In such respects, Christian charity far exceeds secular charity in its political consequences. In it is disclosed an event that proceeds any human initiative or instigation, a divine beneficence that has burst forth in history and which is beyond all containment. It reveals a new economy that escapes the logic of scarcity, a gift which is received in the giving. It arises from a new liberating impulse that is the Spirit’s work within us. It subverts the hierarchical opposition between rich and poor that secular charity all too typically reinforces. And it binds giver and receiver together in a communion of reciprocal service. Practised faithfully, a pale reflection of a kingdom beyond all earthly kingdoms can be seen within it.

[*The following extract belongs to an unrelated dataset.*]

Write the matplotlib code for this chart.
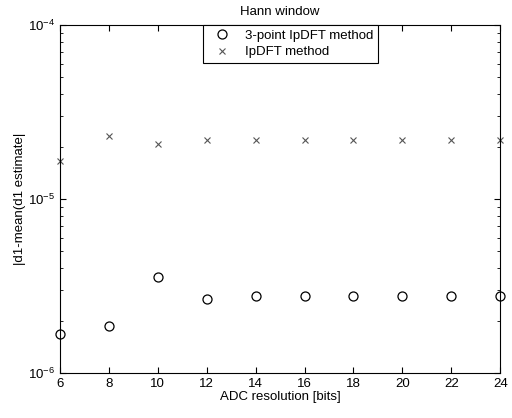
import numpy as np
import matplotlib
matplotlib.use('Agg')
import matplotlib.pyplot as plt
from matplotlib.ticker import LogLocator, NullFormatter

plt.rcParams['font.family'] = ['Liberation Sans', 'DejaVu Sans']
plt.rcParams['mathtext.fontset'] = 'custom'
plt.rcParams['mathtext.rm'] = 'Liberation Sans'
plt.rcParams['mathtext.default'] = 'regular'

# ── Data ─────────────────────────────────────────────────────────
bits = [6, 8, 10, 12, 14, 16, 18, 20, 22, 24]
err_3point = [1.67e-6, 1.87e-6, 3.56e-6, 2.65e-6, 2.75e-6, 2.75e-6, 2.75e-6, 2.75e-6, 2.75e-6, 2.75e-6]
err_ipdft = [1.65e-5, 2.30e-5, 2.07e-5, 2.18e-5, 2.18e-5, 2.18e-5, 2.18e-5, 2.18e-5, 2.18e-5, 2.18e-5]

FS = 9.5

fig = plt.figure(figsize=(5.12, 4.18), dpi=100)
ax = fig.add_axes([0.117, 0.108, 0.860, 0.832])

ax.plot(bits, err_3point, linestyle='none', marker='o', markersize=6.5,
        markerfacecolor='none', markeredgecolor='black', markeredgewidth=0.9,
        label='3-point IpDFT method', clip_on=False)
ax.plot(bits, err_ipdft, linestyle='none', marker='x', markersize=4,
        color='#555555', markeredgewidth=0.8, label='IpDFT method', clip_on=False)

ax.set_yscale('log')
ax.set_xlim(6, 24)
ax.set_ylim(1e-6, 1e-4)
ax.set_xticks(bits)
ax.yaxis.set_minor_locator(LogLocator(base=10, subs=np.arange(2, 10)))
ax.yaxis.set_minor_formatter(NullFormatter())

ax.tick_params(which='both', direction='in', top=True, right=True, labelsize=FS)
ax.tick_params(which='major', length=4)
ax.tick_params(which='minor', length=2.5)
for s in ax.spines.values():
    s.set_linewidth(0.8)

ax.set_title('Hann window', fontsize=FS, pad=7)
ax.set_xlabel('ADC resolution [bits]', fontsize=FS, labelpad=1)
ax.set_ylabel('|d1-mean(d1 estimate|', fontsize=FS, labelpad=1)

leg = ax.legend(loc='upper center', bbox_to_anchor=(0.524, 1.0), fontsize=FS,
                fancybox=False, framealpha=1, edgecolor='black',
                borderpad=0.35, labelspacing=0.3, handletextpad=0.6,
                handlelength=2.2, borderaxespad=0)
leg.get_frame().set_linewidth(0.8)

plt.savefig('out.png', dpi=100)
plt.close()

And God is able to provide you with every blessing in abundance, so that by always having enough of everything, you may share abundantly in every good work. As it is written,

‘He scatters abroad, he gives to the poor;
his righteousness endures for ever.’

He who supplies seed to the sower and bread for food will supply and multiply your seed for sowing and increase the harvest of your righteousness. You will be enriched in every way for your great generosity, which will produce thanksgiving to God through us; for the rendering of this ministry not only supplies the needs of the saints but also overflows with many thanksgivings to God.